简介: SparkContext是spark的入口,通过它来连接集群、创建RDD、广播变量等等。 class SparkContext(config: SparkConf) extends Logging with ExecutorAllocationClient { private val creationSite: CallSite = Utils.

SparkContext是spark的入口,通过它来连接集群、创建RDD、广播变量等等。

class SparkContext(config: SparkConf) extends Logging with ExecutorAllocationClient {

 private val creationSite: CallSite = Utils.getCallSite()

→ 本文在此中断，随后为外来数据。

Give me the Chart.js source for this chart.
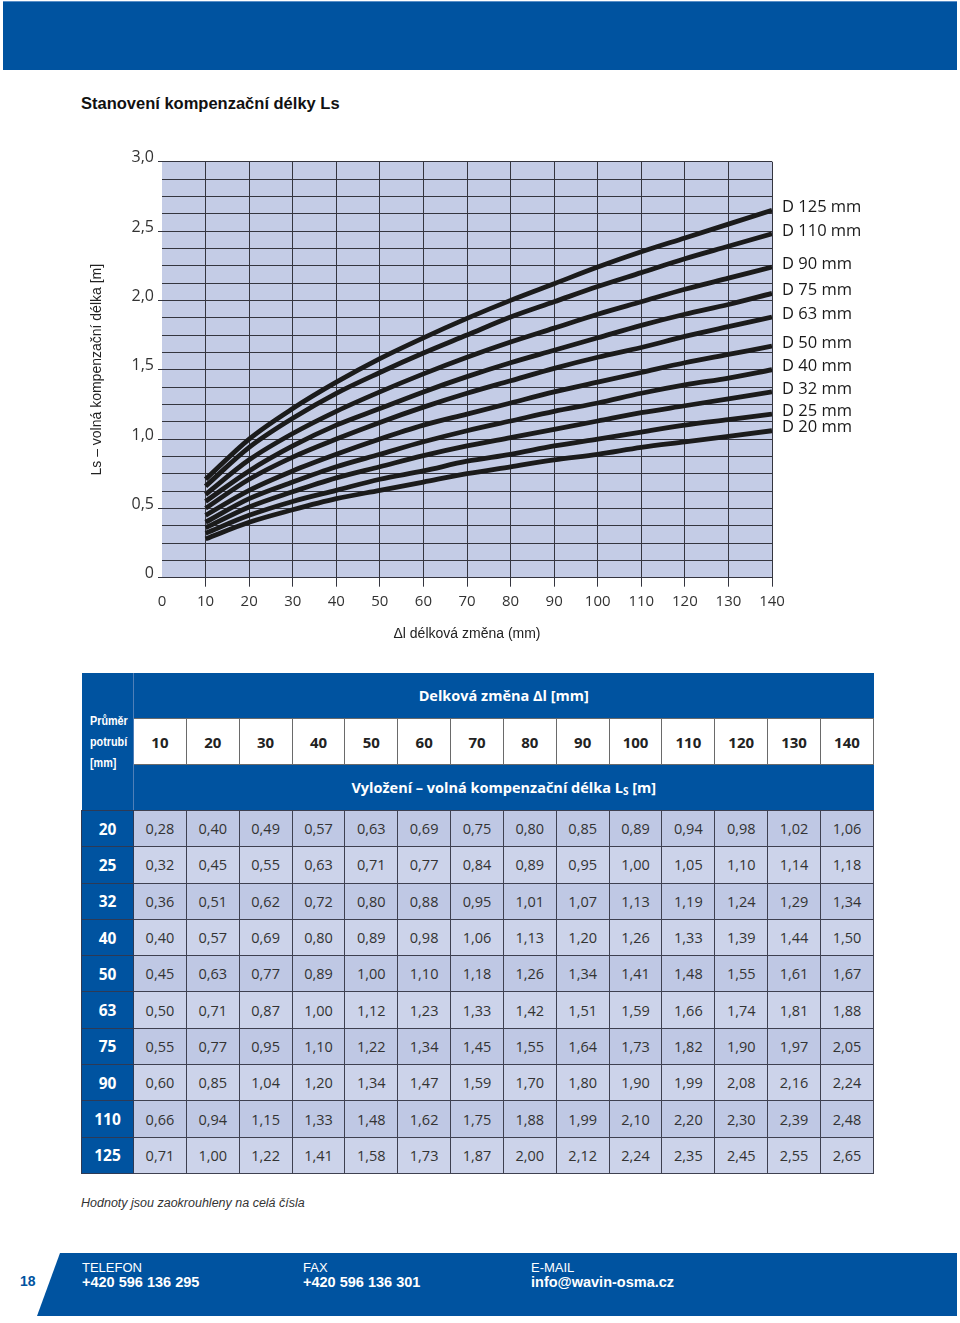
<!DOCTYPE html>
<html><head><meta charset="utf-8">
<script src="https://cdn.jsdelivr.net/npm/chart.js@4.4.1/dist/chart.umd.min.js"></script>
<style>
html,body{margin:0;padding:0;background:#fff;}
body{width:960px;height:1323px;position:relative;overflow:hidden;font-family:"Liberation Sans",Arial,sans-serif;}
#topbar{position:absolute;left:3px;top:1px;width:954px;height:69px;background:#0053a0;border-top:1px solid #5a8fc8;box-sizing:border-box;}
#title{position:absolute;left:81px;top:94px;font-weight:bold;font-size:16.5px;color:#111;}
#chartWrap{position:absolute;left:0;top:130px;width:960px;height:530px;}
#tbl{position:absolute;left:81px;top:673px;border-collapse:collapse;table-layout:fixed;width:793px;font-family:"Open Sans",sans-serif;}
#tbl td{padding:0;text-align:center;vertical-align:middle;}
#tbl .blue{background:#0053a0;color:#fff;font-weight:bold;}
#tbl .h1{height:45px;font-size:14.5px;}
#tbl .h3{height:45px;font-size:14.5px;}
#tbl .corner{text-align:left;padding-left:8px;border-bottom:1px solid #2e3a55;border-right:1px solid #4f7fb8;overflow:hidden;}
#tbl .corner div{font-family:"Liberation Sans",Arial,sans-serif;font-size:13.5px;line-height:21px;transform:scaleX(0.8);transform-origin:left center;white-space:nowrap;}
#tbl .wh{background:#fff;color:#222;font-weight:bold;font-size:15px;height:45px;border:1px solid #6a6a6a;}
#tbl .rowh{background:#0053a0;color:#fff;font-weight:bold;font-size:15.5px;border:1px solid #2e3a55;}
#tbl .val{font-size:14.5px;color:#333;border:1px solid #3e4050;height:35.3px;}
#tbl tr.odd .val{background:#bfc8e4;}
#tbl tr.even .val{background:#ccd3ea;}
#note{position:absolute;left:81px;top:1196px;font-style:italic;font-size:12.5px;color:#333;}
#footer{position:absolute;left:37px;top:1253px;width:920px;height:63px;background:#0053a0;clip-path:polygon(23px 0,920px 0,920px 63px,0 63px);}
.fl{position:absolute;color:#fff;font-size:13px;line-height:15px;}
.fl b{font-size:14.5px;}
#pnum{position:absolute;left:20px;top:1273px;font-weight:bold;font-size:14px;color:#0053a0;}
</style></head>
<body>
<div id="topbar"></div>
<div id="title">Stanovení kompenzační délky Ls</div>
<div id="chartWrap"><canvas id="c" width="960" height="530"></canvas></div>
<table id="tbl"></table>
<div id="note">Hodnoty jsou zaokrouhleny na celá čísla</div>
<div id="footer"></div>
<div id="pnum">18</div>
<div class="fl" style="left:82px;top:1260px;">TELEFON<br><b>+420 596 136 295</b></div>
<div class="fl" style="left:303px;top:1260px;">FAX<br><b>+420 596 136 301</b></div>
<div class="fl" style="left:531px;top:1260px;">E-MAIL<br><b>info@wavin-osma.cz</b></div>
<script>
// ---- data ----
const dl = [10,20,30,40,50,60,70,80,90,100,110,120,130,140];
const diameters = [20,25,32,40,50,63,75,90,110,125];
const ls20  = [0.28,0.40,0.49,0.57,0.63,0.69,0.75,0.80,0.85,0.89,0.94,0.98,1.02,1.06];
const ls25  = [0.32,0.45,0.55,0.63,0.71,0.77,0.84,0.89,0.95,1.00,1.05,1.10,1.14,1.18];
const ls32  = [0.36,0.51,0.62,0.72,0.80,0.88,0.95,1.01,1.07,1.13,1.19,1.24,1.29,1.34];
const ls40  = [0.40,0.57,0.69,0.80,0.89,0.98,1.06,1.13,1.20,1.26,1.33,1.39,1.44,1.50];
const ls50  = [0.45,0.63,0.77,0.89,1.00,1.10,1.18,1.26,1.34,1.41,1.48,1.55,1.61,1.67];
const ls63  = [0.50,0.71,0.87,1.00,1.12,1.23,1.33,1.42,1.51,1.59,1.66,1.74,1.81,1.88];
const ls75  = [0.55,0.77,0.95,1.10,1.22,1.34,1.45,1.55,1.64,1.73,1.82,1.90,1.97,2.05];
const ls90  = [0.60,0.85,1.04,1.20,1.34,1.47,1.59,1.70,1.80,1.90,1.99,2.08,2.16,2.24];
const ls110 = [0.66,0.94,1.15,1.33,1.48,1.62,1.75,1.88,1.99,2.10,2.20,2.30,2.39,2.48];
const ls125 = [0.71,1.00,1.22,1.41,1.58,1.73,1.87,2.00,2.12,2.24,2.35,2.45,2.55,2.65];
const seriesValues = [ls20,ls25,ls32,ls40,ls50,ls63,ls75,ls90,ls110,ls125];
const xTickLabels = ['0','10','20','30','40','50','60','70','80','90','100','110','120','130','140'];
const yTickLabels = ['0','0,5','1,0','1,5','2,0','2,5','3,0'];

const fmt = v => v.toFixed(2).replace('.', ',');

// ---- table ----
(function(){
  const t = document.getElementById('tbl');
  let h = '<colgroup><col style="width:52px">' + dl.map(()=>'<col>').join('') + '</colgroup>';
  h += '<tr><td class="blue corner" rowspan="3"><div>Průměr<br>potrubí<br>[mm]</div></td><td class="blue h1" colspan="'+dl.length+'">Delková změna Δl [mm]</td></tr>';
  h += '<tr>' + dl.map(d=>'<td class="wh">'+d+'</td>').join('') + '</tr>';
  h += '<tr><td class="blue h3" colspan="'+dl.length+'">Vyložení – volná kompenzační délka L<span style="font-size:10px;vertical-align:-2px">S</span> [m]</td></tr>';
  diameters.forEach((d,i)=>{
    h += '<tr class="'+(i%2===0?'odd':'even')+'"><td class="rowh">'+d+'</td>' + seriesValues[i].map(v=>'<td class="val">'+fmt(v)+'</td>').join('') + '</tr>';
  });
  t.innerHTML = h;
})();

// ---- chart ----
const GRID = '#34353f';
const plotBg = {
  id:'plotBg',
  beforeDraw(chart){
    const {ctx, chartArea:a} = chart;
    ctx.save(); ctx.fillStyle = '#c4cce6';
    ctx.fillRect(a.left, a.top, a.right-a.left, a.bottom-a.top);
    ctx.restore();
  }
};
const endLabels = {
  id:'endLabels',
  afterDatasetsDraw(chart){
    const ctx = chart.ctx, xs = chart.scales.x, ys = chart.scales.y;
    ctx.save();
    ctx.font = '16.5px "Open Sans"'; ctx.fillStyle = '#1a1a1a';
    ctx.textBaseline = 'middle'; ctx.textAlign = 'left';
    chart.data.datasets.forEach(ds=>{
      const last = ds.data[ds.data.length-1];
      ctx.fillText(ds.label, xs.right + 10, ys.getPixelForValue(last.y) - 3);
    });
    ctx.restore();
  }
};

Chart.defaults.font.family = '"Open Sans", sans-serif';
new Chart(document.getElementById('c'), {
  type:'line',
  data:{
    datasets: diameters.map((d,i)=>({
      label:'D ' + d + ' mm',
      data: dl.map((x,j)=>({x:x, y:seriesValues[i][j]})),
      borderColor:'#1b1b1b', borderWidth:4.8, pointRadius:0,
      cubicInterpolationMode:'monotone', fill:false
    }))
  },
  options:{
    responsive:false, animation:false,
    layout:{padding:{left:85, top:31.7, right:188, bottom:13.6}},
    plugins:{legend:{display:false}, tooltip:{enabled:false}},
    scales:{
      x:{
        type:'linear', min:0, max:140,
        afterFit(s){ s.height = 68.7; },
        border:{display:false},
        grid:{
          color:c=> c.tick && c.tick.value===0 ? 'transparent' : GRID,
          tickColor:c=> c.tick && c.tick.value===0 ? 'transparent' : GRID,
          tickLength:9, lineWidth:1
        },
        ticks:{stepSize:10, autoSkip:false, maxRotation:0, padding:6,
          color:'#333', font:{size:15},
          callback:(v)=> xTickLabels[Math.round(v/10)] },
        title:{display:true, text:'Δl délková změna (mm)', color:'#222',
          font:{family:'"Liberation Sans", Arial', size:14}}
      },
      y:{
        type:'linear', min:0, max:3,
        afterFit(s){ s.width = 77; },
        border:{display:false},
        grid:{
          color:GRID, lineWidth:1, tickLength:4,
          tickColor:c=> (c.tick && Math.abs(c.tick.value*2 - Math.round(c.tick.value*2))<1e-9) ? GRID : 'transparent'
        },
        ticks:{stepSize:0.125, autoSkip:false, padding:4, labelOffset:-4,
          color:'#333', font:{size:16},
          callback:(v)=>{ const k=v*2; return Math.abs(k-Math.round(k))<1e-9 ? yTickLabels[Math.round(k)] : ''; } },
        title:{display:true, text:'Ls – volná kompenzační délka [m]', color:'#222',
          font:{family:'"Liberation Sans", Arial', size:14}}
      }
    }
  },
  plugins:[plotBg, endLabels]
});
</script>
</body></html>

//如果生命了2个sparkContext,则会使用warn来取代exception.防止退出
 private val allowMultipleContexts: Boolean =
    config.getBoolean("spark.driver.allowMultipleContexts", false)

..防止两个sparkcontext同时运行
  SparkContext.markPartiallyConstructed(this, allowMultipleContexts)

  private[spark] var preferredNodeLocationData: Map[String, Set[SplitInfo]] = Map()

  val startTime = System.currentTimeMillis()

//当提交任务执行spark-submit时,加载系统环境变量
  def this() = this(new SparkConf())


  def this(master: String, appName: String, conf: SparkConf) =
    this(SparkContext.updatedConf(conf, master, appName))

//preferredNodeLocationData 用于启动查找nodes,启动相应的container
  def this(
      master: String,
      appName: String,
      sparkHome: String = null,
      jars: Seq[String] = Nil,
      environment: Map[String, String] = Map(),
      preferredNodeLocationData: Map[String, Set[SplitInfo]] = Map()) =
  {
    this(SparkContext.updatedConf(new SparkConf(), master, appName, sparkHome, jars, environment))
    if (preferredNodeLocationData.nonEmpty) {
      logWarning("Passing in preferred locations has no effect at all, see SPARK-8949")
    }
    this.preferredNodeLocationData = preferredNodeLocationData

//构造函数
  private[spark] def this(master: String, appName: String) =
    this(master, appName, null, Nil, Map(), Map())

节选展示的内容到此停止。